_Raw records_
****************************************

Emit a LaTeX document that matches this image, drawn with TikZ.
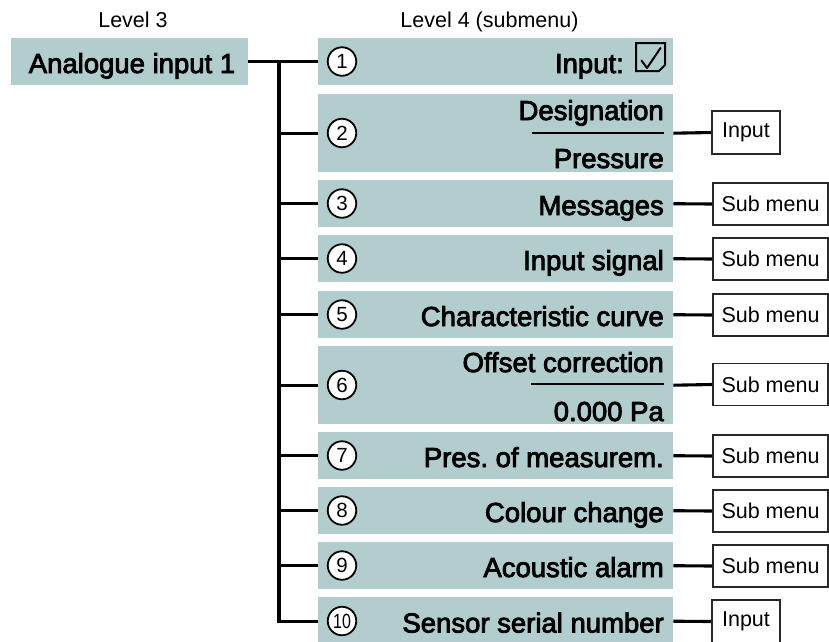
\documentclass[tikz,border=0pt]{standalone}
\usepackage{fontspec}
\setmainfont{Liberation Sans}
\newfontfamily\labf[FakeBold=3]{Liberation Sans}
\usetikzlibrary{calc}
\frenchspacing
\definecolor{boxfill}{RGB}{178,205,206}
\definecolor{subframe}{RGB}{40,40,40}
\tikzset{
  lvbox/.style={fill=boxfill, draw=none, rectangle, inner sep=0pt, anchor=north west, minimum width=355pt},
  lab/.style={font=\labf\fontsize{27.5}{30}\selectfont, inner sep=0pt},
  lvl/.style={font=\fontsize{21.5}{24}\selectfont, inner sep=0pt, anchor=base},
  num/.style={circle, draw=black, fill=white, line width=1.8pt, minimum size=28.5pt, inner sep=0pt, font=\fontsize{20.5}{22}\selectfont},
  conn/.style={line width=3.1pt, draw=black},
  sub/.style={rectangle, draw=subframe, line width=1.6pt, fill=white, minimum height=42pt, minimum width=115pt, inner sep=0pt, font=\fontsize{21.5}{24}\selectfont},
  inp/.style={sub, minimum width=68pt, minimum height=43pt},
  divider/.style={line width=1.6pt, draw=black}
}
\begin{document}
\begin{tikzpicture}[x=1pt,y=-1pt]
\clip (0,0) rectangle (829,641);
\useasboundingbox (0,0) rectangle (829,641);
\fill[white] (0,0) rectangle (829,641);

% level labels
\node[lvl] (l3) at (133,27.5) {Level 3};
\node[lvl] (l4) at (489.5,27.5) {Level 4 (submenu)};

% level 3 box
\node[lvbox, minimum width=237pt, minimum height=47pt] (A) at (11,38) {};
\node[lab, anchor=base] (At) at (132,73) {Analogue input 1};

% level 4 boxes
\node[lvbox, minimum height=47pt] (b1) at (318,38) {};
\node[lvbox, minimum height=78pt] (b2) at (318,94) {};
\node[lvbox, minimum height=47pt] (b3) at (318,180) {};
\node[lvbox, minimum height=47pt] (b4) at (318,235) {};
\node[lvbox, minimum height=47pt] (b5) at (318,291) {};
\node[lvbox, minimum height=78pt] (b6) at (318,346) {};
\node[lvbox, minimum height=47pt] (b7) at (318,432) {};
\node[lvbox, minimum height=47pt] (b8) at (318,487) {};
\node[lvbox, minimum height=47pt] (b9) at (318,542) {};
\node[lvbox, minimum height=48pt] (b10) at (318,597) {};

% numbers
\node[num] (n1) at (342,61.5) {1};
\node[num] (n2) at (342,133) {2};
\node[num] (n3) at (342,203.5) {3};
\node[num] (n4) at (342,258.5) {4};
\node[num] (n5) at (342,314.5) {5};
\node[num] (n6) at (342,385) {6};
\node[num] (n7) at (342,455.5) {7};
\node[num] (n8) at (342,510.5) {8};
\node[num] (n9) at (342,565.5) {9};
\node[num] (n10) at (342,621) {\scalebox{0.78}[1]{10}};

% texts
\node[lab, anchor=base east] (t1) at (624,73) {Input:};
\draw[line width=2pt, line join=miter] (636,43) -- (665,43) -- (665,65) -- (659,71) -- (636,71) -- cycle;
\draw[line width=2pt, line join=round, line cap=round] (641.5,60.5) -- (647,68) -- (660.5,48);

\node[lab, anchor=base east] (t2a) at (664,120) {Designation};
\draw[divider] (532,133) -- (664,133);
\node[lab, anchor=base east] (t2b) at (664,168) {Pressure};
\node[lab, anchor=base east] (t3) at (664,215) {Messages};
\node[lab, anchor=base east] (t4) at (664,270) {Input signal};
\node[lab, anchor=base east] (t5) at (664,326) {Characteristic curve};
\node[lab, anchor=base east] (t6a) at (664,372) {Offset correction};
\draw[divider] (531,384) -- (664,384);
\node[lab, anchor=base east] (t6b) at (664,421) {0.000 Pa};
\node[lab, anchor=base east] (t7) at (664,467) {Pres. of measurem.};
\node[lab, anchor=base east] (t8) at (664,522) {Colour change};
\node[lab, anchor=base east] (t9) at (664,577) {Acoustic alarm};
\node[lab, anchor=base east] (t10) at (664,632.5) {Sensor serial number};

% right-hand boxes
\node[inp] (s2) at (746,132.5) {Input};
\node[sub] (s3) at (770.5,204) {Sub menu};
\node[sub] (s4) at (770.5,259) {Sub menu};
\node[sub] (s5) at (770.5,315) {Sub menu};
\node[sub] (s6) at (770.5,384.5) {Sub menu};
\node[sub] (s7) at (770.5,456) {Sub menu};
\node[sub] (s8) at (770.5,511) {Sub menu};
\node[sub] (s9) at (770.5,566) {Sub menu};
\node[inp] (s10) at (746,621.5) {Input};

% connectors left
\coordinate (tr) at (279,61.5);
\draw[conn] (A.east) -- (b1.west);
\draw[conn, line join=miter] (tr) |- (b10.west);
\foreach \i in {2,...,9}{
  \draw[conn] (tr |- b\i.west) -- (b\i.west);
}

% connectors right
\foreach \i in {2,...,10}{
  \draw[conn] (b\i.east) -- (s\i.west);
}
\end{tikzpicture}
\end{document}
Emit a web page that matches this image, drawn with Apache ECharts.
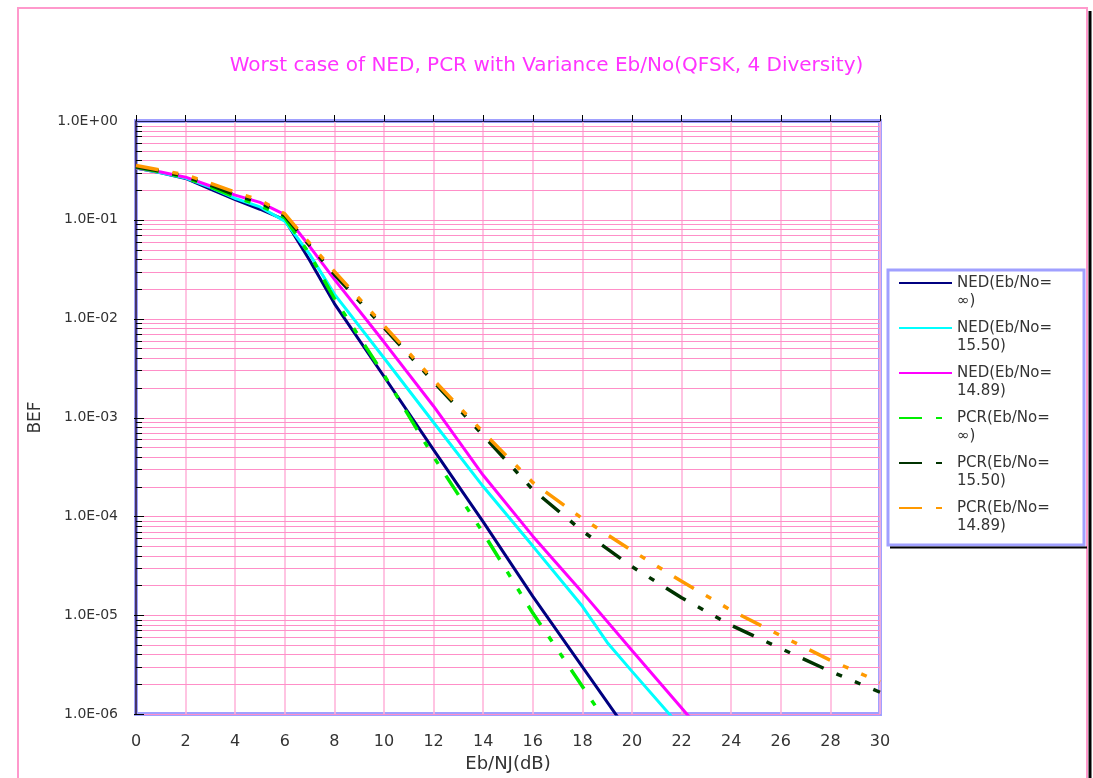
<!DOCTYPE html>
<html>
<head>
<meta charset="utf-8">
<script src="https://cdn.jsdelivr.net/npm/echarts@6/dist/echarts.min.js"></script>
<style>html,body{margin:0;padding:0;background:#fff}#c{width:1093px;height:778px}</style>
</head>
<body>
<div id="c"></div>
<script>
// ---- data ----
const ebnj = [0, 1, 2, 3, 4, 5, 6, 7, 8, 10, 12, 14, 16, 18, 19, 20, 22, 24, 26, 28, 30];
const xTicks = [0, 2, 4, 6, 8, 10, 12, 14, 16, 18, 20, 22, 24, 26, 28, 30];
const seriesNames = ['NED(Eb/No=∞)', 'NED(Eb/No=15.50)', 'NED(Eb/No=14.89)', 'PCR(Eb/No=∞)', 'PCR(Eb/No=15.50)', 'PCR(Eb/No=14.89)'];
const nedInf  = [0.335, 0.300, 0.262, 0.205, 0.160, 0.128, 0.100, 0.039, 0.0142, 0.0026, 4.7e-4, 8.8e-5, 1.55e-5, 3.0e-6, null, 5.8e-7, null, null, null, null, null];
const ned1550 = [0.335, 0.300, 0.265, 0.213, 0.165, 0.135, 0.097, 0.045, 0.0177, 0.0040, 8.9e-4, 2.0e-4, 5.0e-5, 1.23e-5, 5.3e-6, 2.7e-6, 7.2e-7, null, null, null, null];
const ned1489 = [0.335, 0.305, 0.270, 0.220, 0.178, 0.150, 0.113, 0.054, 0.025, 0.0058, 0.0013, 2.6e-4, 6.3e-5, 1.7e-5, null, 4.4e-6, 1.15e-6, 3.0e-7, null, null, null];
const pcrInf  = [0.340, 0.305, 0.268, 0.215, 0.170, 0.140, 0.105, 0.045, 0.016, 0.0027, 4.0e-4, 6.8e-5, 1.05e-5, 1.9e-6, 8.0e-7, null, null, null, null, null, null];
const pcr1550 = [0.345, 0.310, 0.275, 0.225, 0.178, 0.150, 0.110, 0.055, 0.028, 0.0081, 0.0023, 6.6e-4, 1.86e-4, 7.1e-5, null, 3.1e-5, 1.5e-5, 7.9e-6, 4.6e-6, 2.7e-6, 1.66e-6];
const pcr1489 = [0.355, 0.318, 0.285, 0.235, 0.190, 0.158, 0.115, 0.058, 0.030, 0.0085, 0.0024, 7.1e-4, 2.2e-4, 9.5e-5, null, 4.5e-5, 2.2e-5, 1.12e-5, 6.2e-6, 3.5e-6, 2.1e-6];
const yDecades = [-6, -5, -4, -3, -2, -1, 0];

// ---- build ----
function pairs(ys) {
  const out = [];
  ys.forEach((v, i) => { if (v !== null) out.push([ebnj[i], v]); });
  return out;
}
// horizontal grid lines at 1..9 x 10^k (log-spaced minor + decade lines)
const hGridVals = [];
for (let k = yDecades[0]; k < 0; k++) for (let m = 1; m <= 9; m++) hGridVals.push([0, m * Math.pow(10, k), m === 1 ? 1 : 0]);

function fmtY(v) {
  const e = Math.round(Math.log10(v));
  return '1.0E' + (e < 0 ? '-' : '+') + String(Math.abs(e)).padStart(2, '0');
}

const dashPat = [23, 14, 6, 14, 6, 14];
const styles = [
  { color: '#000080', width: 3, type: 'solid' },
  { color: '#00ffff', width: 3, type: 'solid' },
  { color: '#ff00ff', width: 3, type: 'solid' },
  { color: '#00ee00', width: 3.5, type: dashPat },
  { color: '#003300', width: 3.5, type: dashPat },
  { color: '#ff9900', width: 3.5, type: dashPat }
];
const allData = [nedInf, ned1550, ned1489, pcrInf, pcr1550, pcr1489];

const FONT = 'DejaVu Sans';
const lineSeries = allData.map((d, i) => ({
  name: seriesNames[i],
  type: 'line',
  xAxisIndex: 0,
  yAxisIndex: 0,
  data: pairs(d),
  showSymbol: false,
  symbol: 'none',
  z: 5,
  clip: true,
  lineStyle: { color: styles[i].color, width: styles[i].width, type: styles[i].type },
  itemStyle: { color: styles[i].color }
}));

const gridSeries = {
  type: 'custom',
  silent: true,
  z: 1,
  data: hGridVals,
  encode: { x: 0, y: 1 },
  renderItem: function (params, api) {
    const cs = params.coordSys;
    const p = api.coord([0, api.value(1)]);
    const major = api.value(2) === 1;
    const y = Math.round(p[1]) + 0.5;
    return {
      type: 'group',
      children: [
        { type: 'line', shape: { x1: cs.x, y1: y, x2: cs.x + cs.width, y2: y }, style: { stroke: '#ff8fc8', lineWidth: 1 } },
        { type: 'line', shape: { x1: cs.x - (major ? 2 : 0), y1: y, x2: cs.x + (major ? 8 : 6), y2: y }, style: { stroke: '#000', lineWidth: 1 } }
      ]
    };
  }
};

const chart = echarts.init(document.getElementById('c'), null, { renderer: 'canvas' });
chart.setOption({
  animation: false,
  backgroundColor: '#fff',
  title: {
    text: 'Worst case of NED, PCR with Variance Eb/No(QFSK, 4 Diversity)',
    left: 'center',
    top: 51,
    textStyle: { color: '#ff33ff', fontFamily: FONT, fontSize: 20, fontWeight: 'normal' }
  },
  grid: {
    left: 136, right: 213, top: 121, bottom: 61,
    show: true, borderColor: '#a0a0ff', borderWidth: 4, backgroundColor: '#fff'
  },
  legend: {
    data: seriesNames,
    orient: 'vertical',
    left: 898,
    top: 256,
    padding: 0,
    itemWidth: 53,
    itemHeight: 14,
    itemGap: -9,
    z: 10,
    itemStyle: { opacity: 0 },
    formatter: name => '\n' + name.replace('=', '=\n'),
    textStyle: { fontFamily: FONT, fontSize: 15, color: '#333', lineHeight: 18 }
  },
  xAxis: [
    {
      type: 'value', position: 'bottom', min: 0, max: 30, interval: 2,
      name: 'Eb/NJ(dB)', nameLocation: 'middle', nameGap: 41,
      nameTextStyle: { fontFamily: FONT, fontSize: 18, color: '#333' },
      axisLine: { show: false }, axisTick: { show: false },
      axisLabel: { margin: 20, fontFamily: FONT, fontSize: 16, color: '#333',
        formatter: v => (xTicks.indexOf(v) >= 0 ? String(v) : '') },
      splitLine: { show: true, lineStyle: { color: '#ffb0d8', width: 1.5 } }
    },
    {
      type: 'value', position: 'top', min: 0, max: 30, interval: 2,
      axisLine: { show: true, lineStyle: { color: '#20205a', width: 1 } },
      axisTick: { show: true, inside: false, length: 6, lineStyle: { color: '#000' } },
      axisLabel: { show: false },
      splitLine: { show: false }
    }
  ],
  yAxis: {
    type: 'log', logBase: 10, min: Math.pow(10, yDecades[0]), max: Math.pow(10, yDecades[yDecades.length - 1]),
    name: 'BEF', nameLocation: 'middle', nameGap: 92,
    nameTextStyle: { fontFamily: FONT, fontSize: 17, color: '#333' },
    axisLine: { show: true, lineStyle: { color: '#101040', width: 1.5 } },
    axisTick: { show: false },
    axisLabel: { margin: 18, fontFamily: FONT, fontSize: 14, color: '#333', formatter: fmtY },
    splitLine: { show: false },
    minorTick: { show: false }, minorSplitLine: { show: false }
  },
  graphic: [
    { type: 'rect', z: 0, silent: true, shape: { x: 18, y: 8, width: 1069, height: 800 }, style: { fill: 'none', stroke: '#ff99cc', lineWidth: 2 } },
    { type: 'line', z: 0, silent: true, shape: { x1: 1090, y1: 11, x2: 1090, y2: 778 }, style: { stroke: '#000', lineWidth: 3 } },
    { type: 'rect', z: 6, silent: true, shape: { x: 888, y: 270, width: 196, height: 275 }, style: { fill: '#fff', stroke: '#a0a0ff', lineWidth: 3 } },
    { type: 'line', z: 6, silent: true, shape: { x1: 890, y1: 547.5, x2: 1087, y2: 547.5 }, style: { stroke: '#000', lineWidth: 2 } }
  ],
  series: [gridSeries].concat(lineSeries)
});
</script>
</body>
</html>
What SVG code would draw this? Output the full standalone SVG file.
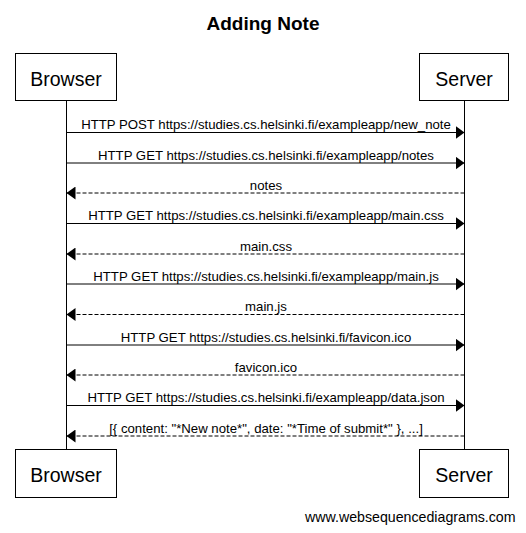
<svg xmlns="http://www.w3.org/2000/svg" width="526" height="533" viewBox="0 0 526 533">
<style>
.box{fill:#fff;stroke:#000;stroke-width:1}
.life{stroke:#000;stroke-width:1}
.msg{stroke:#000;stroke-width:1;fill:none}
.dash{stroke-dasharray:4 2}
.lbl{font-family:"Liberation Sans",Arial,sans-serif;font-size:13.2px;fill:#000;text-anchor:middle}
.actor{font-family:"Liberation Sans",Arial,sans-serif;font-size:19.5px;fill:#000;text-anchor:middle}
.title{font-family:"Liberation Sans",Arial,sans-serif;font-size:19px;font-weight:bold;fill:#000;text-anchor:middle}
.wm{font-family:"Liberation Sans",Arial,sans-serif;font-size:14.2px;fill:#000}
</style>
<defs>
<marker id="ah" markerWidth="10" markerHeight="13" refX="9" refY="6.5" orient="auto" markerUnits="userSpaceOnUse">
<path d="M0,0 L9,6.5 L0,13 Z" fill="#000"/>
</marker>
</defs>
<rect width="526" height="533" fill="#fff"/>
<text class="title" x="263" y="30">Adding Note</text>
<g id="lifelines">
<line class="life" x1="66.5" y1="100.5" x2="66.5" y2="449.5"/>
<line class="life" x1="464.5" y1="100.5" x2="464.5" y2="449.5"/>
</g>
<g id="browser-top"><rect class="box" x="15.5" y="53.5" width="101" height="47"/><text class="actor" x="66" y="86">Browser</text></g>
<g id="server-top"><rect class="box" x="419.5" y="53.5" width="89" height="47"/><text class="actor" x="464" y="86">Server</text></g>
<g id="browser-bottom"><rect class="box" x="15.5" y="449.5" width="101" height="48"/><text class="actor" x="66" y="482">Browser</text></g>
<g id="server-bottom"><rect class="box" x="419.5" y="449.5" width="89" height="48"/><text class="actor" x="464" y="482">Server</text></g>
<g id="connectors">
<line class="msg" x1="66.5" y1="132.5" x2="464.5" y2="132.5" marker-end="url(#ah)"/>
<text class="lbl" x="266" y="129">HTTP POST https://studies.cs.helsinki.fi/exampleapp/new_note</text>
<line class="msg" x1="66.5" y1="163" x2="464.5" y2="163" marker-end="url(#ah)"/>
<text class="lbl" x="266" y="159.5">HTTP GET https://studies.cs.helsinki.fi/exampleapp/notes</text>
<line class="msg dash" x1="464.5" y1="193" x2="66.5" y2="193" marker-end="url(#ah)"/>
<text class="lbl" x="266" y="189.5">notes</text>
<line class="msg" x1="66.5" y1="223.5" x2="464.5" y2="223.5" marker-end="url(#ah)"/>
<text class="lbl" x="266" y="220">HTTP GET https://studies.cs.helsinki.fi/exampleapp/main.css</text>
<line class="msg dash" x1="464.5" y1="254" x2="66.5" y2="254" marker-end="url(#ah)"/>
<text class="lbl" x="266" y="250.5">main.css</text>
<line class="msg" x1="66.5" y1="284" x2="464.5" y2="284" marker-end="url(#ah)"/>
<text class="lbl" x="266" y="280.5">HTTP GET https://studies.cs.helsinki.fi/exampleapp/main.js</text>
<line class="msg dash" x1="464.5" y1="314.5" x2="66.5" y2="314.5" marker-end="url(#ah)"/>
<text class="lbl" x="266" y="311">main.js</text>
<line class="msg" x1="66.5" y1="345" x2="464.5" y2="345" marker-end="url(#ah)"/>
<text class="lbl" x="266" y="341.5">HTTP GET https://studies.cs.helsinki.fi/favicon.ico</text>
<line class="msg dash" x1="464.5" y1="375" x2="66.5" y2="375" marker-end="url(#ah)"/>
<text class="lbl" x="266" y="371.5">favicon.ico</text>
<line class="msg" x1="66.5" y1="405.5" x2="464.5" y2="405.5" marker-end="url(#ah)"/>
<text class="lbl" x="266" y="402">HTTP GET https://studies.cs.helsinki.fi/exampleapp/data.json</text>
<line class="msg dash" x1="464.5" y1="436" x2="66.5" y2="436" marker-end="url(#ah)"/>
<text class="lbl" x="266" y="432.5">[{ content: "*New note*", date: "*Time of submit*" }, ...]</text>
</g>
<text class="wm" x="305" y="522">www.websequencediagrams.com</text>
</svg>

****************************************

_Your goal_
Copy every line above that includes the string "this".

_In response_
Emit a LaTeX document that matches this image, drawn with TikZ.
Emit a web page that matches this image, drawn with Apache ECharts.
What SVG code would draw this? Output the full standalone SVG file.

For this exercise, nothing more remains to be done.